◆ Data shown
┌──

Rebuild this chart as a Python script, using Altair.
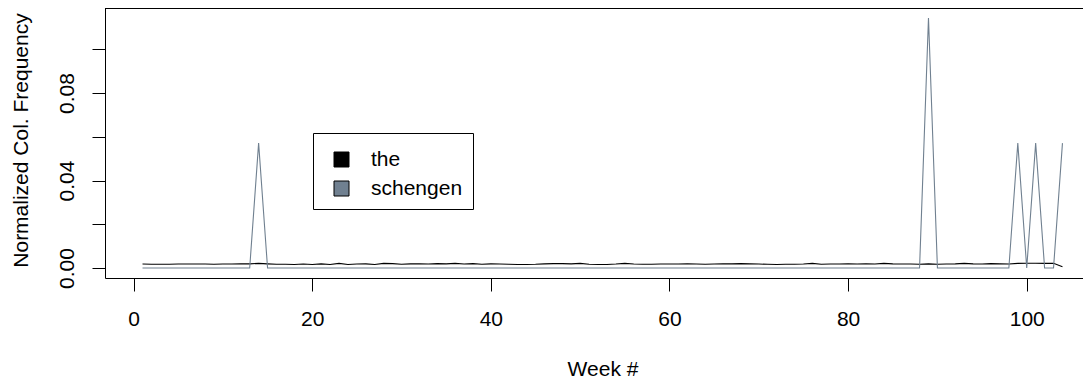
import altair as alt
import pandas as pd

weeks = list(range(1, 105))

the_freq = [
    0.0018, 0.0017, 0.0017, 0.0017, 0.0018, 0.0018, 0.0018, 0.0018, 0.0017, 0.0018,
    0.0018, 0.0019, 0.0019, 0.0021, 0.0019, 0.0017, 0.0017, 0.0016, 0.0018, 0.0016,
    0.0019, 0.0016, 0.0021, 0.0016, 0.0018, 0.0019, 0.0016, 0.0021, 0.0020, 0.0017,
    0.0019, 0.0019, 0.0018, 0.0020, 0.0019, 0.0021, 0.0018, 0.0020, 0.0017, 0.0019,
    0.0018, 0.0017, 0.0016, 0.0016, 0.0017, 0.0019, 0.0020, 0.0020, 0.0019, 0.0021,
    0.0017, 0.0016, 0.0016, 0.0018, 0.0021, 0.0018, 0.0017, 0.0017, 0.0018, 0.0018,
    0.0018, 0.0019, 0.0018, 0.0017, 0.0018, 0.0019, 0.0019, 0.0020, 0.0019, 0.0018,
    0.0017, 0.0016, 0.0017, 0.0017, 0.0018, 0.0021, 0.0017, 0.0018, 0.0018, 0.0019,
    0.0018, 0.0019, 0.0018, 0.0021, 0.0019, 0.0018, 0.0018, 0.0017, 0.0019, 0.0017,
    0.0018, 0.0019, 0.0021, 0.0019, 0.0018, 0.0020, 0.0019, 0.0018, 0.0021, 0.0022,
    0.0022, 0.0021, 0.0022, 0.0006,
]

schengen_freq = [
    0.0, 0.0, 0.0, 0.0, 0.0, 0.0, 0.0, 0.0, 0.0, 0.0,
    0.0, 0.0, 0.0, 0.0571, 0.0, 0.0, 0.0, 0.0, 0.0, 0.0,
    0.0, 0.0, 0.0, 0.0, 0.0, 0.0, 0.0, 0.0, 0.0, 0.0,
    0.0, 0.0, 0.0, 0.0, 0.0, 0.0, 0.0, 0.0, 0.0, 0.0,
    0.0, 0.0, 0.0, 0.0, 0.0, 0.0, 0.0, 0.0, 0.0, 0.0,
    0.0, 0.0, 0.0, 0.0, 0.0, 0.0, 0.0, 0.0, 0.0, 0.0,
    0.0, 0.0, 0.0, 0.0, 0.0, 0.0, 0.0, 0.0, 0.0, 0.0,
    0.0, 0.0, 0.0, 0.0, 0.0, 0.0, 0.0, 0.0, 0.0, 0.0,
    0.0, 0.0, 0.0, 0.0, 0.0, 0.0, 0.0, 0.0, 0.1143, 0.0,
    0.0, 0.0, 0.0, 0.0, 0.0, 0.0, 0.0, 0.0, 0.0571, 0.0,
    0.0571, 0.0, 0.0, 0.0571,
]

terms = ["the", "schengen"]
term_colors = ["#000000", "#708090"]
x_ticks = [0, 20, 40, 60, 80, 100]
y_ticks = [0.0, 0.02, 0.04, 0.06, 0.08, 0.10]

df = pd.concat([
    pd.DataFrame({"week": weeks, "freq": the_freq, "term": "the"}),
    pd.DataFrame({"week": weeks, "freq": schengen_freq, "term": "schengen"}),
], ignore_index=True)

FONT = "Liberation Sans"
FS = 21
W, H = 978, 270

x_enc = alt.X(
    "week:Q",
    scale=alt.Scale(domain=[-3.2, 106.3], nice=False, zero=False),
    axis=alt.Axis(
        values=x_ticks, title="Week #", format="d",
        labelBaseline="alphabetic", labelPadding=34, labelFlush=False,
        labelOverlap=False,
        titleX=497.5, titleY=97, titleAlign="center", titleBaseline="alphabetic",
    ),
)
y_enc = alt.Y(
    "freq:Q",
    scale=alt.Scale(domain=[-0.00457, 0.11887], nice=False, zero=False),
    axis=alt.Axis(
        values=y_ticks, title="Normalized Col. Frequency", format=".2f",
        labelExpr="(abs(datum.value) < 1e-9 || abs(datum.value - 0.04) < 1e-9 || abs(datum.value - 0.08) < 1e-9) ? datum.label : ''",
        labelAngle=270, labelAlign="center", labelBaseline="alphabetic",
        labelPadding=19, labelFlush=False, labelOverlap=False,
        titleAngle=270, titleX=-78, titleY=132, titleAlign="center",
        titleBaseline="alphabetic",
    ),
)

base = alt.Chart(df)

the_line = base.transform_filter(alt.datum.term == "the").mark_line(
    color="#000000", strokeWidth=1.1
).encode(x=x_enc, y=y_enc)

sch_line = base.transform_filter(alt.datum.term == "schengen").mark_line(
    color="#708090", strokeWidth=1.1
).encode(x=x_enc, y=y_enc)

legend_pts = base.mark_point(filled=True, opacity=0).encode(
    x=x_enc, y=y_enc,
    fill=alt.Fill(
        "term:N",
        scale=alt.Scale(domain=terms, range=term_colors),
        legend=alt.Legend(
            title=" ", titleFontSize=1, titlePadding=5,
            orient="none", legendX=208, legendY=125,
            symbolType="square", symbolSize=225,
            symbolStrokeColor="black", symbolStrokeWidth=1, symbolOpacity=1,
            symbolOffset=8,
            labelFont=FONT, labelFontSize=FS, labelColor="black", labelOffset=19,
            rowPadding=7, padding=10,
            strokeColor="black", fillColor="white", cornerRadius=0,
        ),
    ),
)

top_border = alt.Chart(df).mark_rule(color="black", strokeWidth=1).encode(
    x=alt.value(0), x2=alt.value(W), y=alt.value(0)
)

chart = alt.layer(top_border, the_line, sch_line, legend_pts).properties(
    width=W, height=H,
    autosize=alt.AutoSizeParams(type="none"),
    padding={"left": 97, "top": 0, "right": 0, "bottom": 100},
    background="white",
).configure_view(
    stroke=None
).configure_axis(
    labelFont=FONT, labelFontSize=FS, labelColor="black",
    titleFont=FONT, titleFontSize=FS, titleFontWeight="normal", titleColor="black",
    tickColor="black", tickSize=13, tickWidth=1,
    domainColor="black", domainWidth=1, grid=False,
)

chart.save("out.html", embed_options={"renderer": "svg", "actions": False})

└──

◆ Aim of the task
Quote the material exactly. Pictures stay out.

◆ Finished answer
Rebuild this chart as a Python script, using Altair.
import altair as alt
import pandas as pd

weeks = list(range(1, 105))

the_freq = [
    0.0018, 0.0017, 0.0017, 0.0017, 0.0018, 0.0018, 0.0018, 0.0018, 0.0017, 0.0018,
    0.0018, 0.0019, 0.0019, 0.0021, 0.0019, 0.0017, 0.0017, 0.0016, 0.0018, 0.0016,
    0.0019, 0.0016, 0.0021, 0.0016, 0.0018, 0.0019, 0.0016, 0.0021, 0.0020, 0.0017,
    0.0019, 0.0019, 0.0018, 0.0020, 0.0019, 0.0021, 0.0018, 0.0020, 0.0017, 0.0019,
    0.0018, 0.0017, 0.0016, 0.0016, 0.0017, 0.0019, 0.0020, 0.0020, 0.0019, 0.0021,
    0.0017, 0.0016, 0.0016, 0.0018, 0.0021, 0.0018, 0.0017, 0.0017, 0.0018, 0.0018,
    0.0018, 0.0019, 0.0018, 0.0017, 0.0018, 0.0019, 0.0019, 0.0020, 0.0019, 0.0018,
    0.0017, 0.0016, 0.0017, 0.0017, 0.0018, 0.0021, 0.0017, 0.0018, 0.0018, 0.0019,
    0.0018, 0.0019, 0.0018, 0.0021, 0.0019, 0.0018, 0.0018, 0.0017, 0.0019, 0.0017,
    0.0018, 0.0019, 0.0021, 0.0019, 0.0018, 0.0020, 0.0019, 0.0018, 0.0021, 0.0022,
    0.0022, 0.0021, 0.0022, 0.0006,
]

schengen_freq = [
    0.0, 0.0, 0.0, 0.0, 0.0, 0.0, 0.0, 0.0, 0.0, 0.0,
    0.0, 0.0, 0.0, 0.0571, 0.0, 0.0, 0.0, 0.0, 0.0, 0.0,
    0.0, 0.0, 0.0, 0.0, 0.0, 0.0, 0.0, 0.0, 0.0, 0.0,
    0.0, 0.0, 0.0, 0.0, 0.0, 0.0, 0.0, 0.0, 0.0, 0.0,
    0.0, 0.0, 0.0, 0.0, 0.0, 0.0, 0.0, 0.0, 0.0, 0.0,
    0.0, 0.0, 0.0, 0.0, 0.0, 0.0, 0.0, 0.0, 0.0, 0.0,
    0.0, 0.0, 0.0, 0.0, 0.0, 0.0, 0.0, 0.0, 0.0, 0.0,
    0.0, 0.0, 0.0, 0.0, 0.0, 0.0, 0.0, 0.0, 0.0, 0.0,
    0.0, 0.0, 0.0, 0.0, 0.0, 0.0, 0.0, 0.0, 0.1143, 0.0,
    0.0, 0.0, 0.0, 0.0, 0.0, 0.0, 0.0, 0.0, 0.0571, 0.0,
    0.0571, 0.0, 0.0, 0.0571,
]

terms = ["the", "schengen"]
term_colors = ["#000000", "#708090"]
x_ticks = [0, 20, 40, 60, 80, 100]
y_ticks = [0.0, 0.02, 0.04, 0.06, 0.08, 0.10]

df = pd.concat([
    pd.DataFrame({"week": weeks, "freq": the_freq, "term": "the"}),
    pd.DataFrame({"week": weeks, "freq": schengen_freq, "term": "schengen"}),
], ignore_index=True)

FONT = "Liberation Sans"
FS = 21
W, H = 978, 270

x_enc = alt.X(
    "week:Q",
    scale=alt.Scale(domain=[-3.2, 106.3], nice=False, zero=False),
    axis=alt.Axis(
        values=x_ticks, title="Week #", format="d",
        labelBaseline="alphabetic", labelPadding=34, labelFlush=False,
        labelOverlap=False,
        titleX=497.5, titleY=97, titleAlign="center", titleBaseline="alphabetic",
    ),
)
y_enc = alt.Y(
    "freq:Q",
    scale=alt.Scale(domain=[-0.00457, 0.11887], nice=False, zero=False),
    axis=alt.Axis(
        values=y_ticks, title="Normalized Col. Frequency", format=".2f",
        labelExpr="(abs(datum.value) < 1e-9 || abs(datum.value - 0.04) < 1e-9 || abs(datum.value - 0.08) < 1e-9) ? datum.label : ''",
        labelAngle=270, labelAlign="center", labelBaseline="alphabetic",
        labelPadding=19, labelFlush=False, labelOverlap=False,
        titleAngle=270, titleX=-78, titleY=132, titleAlign="center",
        titleBaseline="alphabetic",
    ),
)

base = alt.Chart(df)

the_line = base.transform_filter(alt.datum.term == "the").mark_line(
    color="#000000", strokeWidth=1.1
).encode(x=x_enc, y=y_enc)

sch_line = base.transform_filter(alt.datum.term == "schengen").mark_line(
    color="#708090", strokeWidth=1.1
).encode(x=x_enc, y=y_enc)

legend_pts = base.mark_point(filled=True, opacity=0).encode(
    x=x_enc, y=y_enc,
    fill=alt.Fill(
        "term:N",
        scale=alt.Scale(domain=terms, range=term_colors),
        legend=alt.Legend(
            title=" ", titleFontSize=1, titlePadding=5,
            orient="none", legendX=208, legendY=125,
            symbolType="square", symbolSize=225,
            symbolStrokeColor="black", symbolStrokeWidth=1, symbolOpacity=1,
            symbolOffset=8,
            labelFont=FONT, labelFontSize=FS, labelColor="black", labelOffset=19,
            rowPadding=7, padding=10,
            strokeColor="black", fillColor="white", cornerRadius=0,
        ),
    ),
)

top_border = alt.Chart(df).mark_rule(color="black", strokeWidth=1).encode(
    x=alt.value(0), x2=alt.value(W), y=alt.value(0)
)

chart = alt.layer(top_border, the_line, sch_line, legend_pts).properties(
    width=W, height=H,
    autosize=alt.AutoSizeParams(type="none"),
    padding={"left": 97, "top": 0, "right": 0, "bottom": 100},
    background="white",
).configure_view(
    stroke=None
).configure_axis(
    labelFont=FONT, labelFontSize=FS, labelColor="black",
    titleFont=FONT, titleFontSize=FS, titleFontWeight="normal", titleColor="black",
    tickColor="black", tickSize=13, tickWidth=1,
    domainColor="black", domainWidth=1, grid=False,
)

chart.save("out.html", embed_options={"renderer": "svg", "actions": False})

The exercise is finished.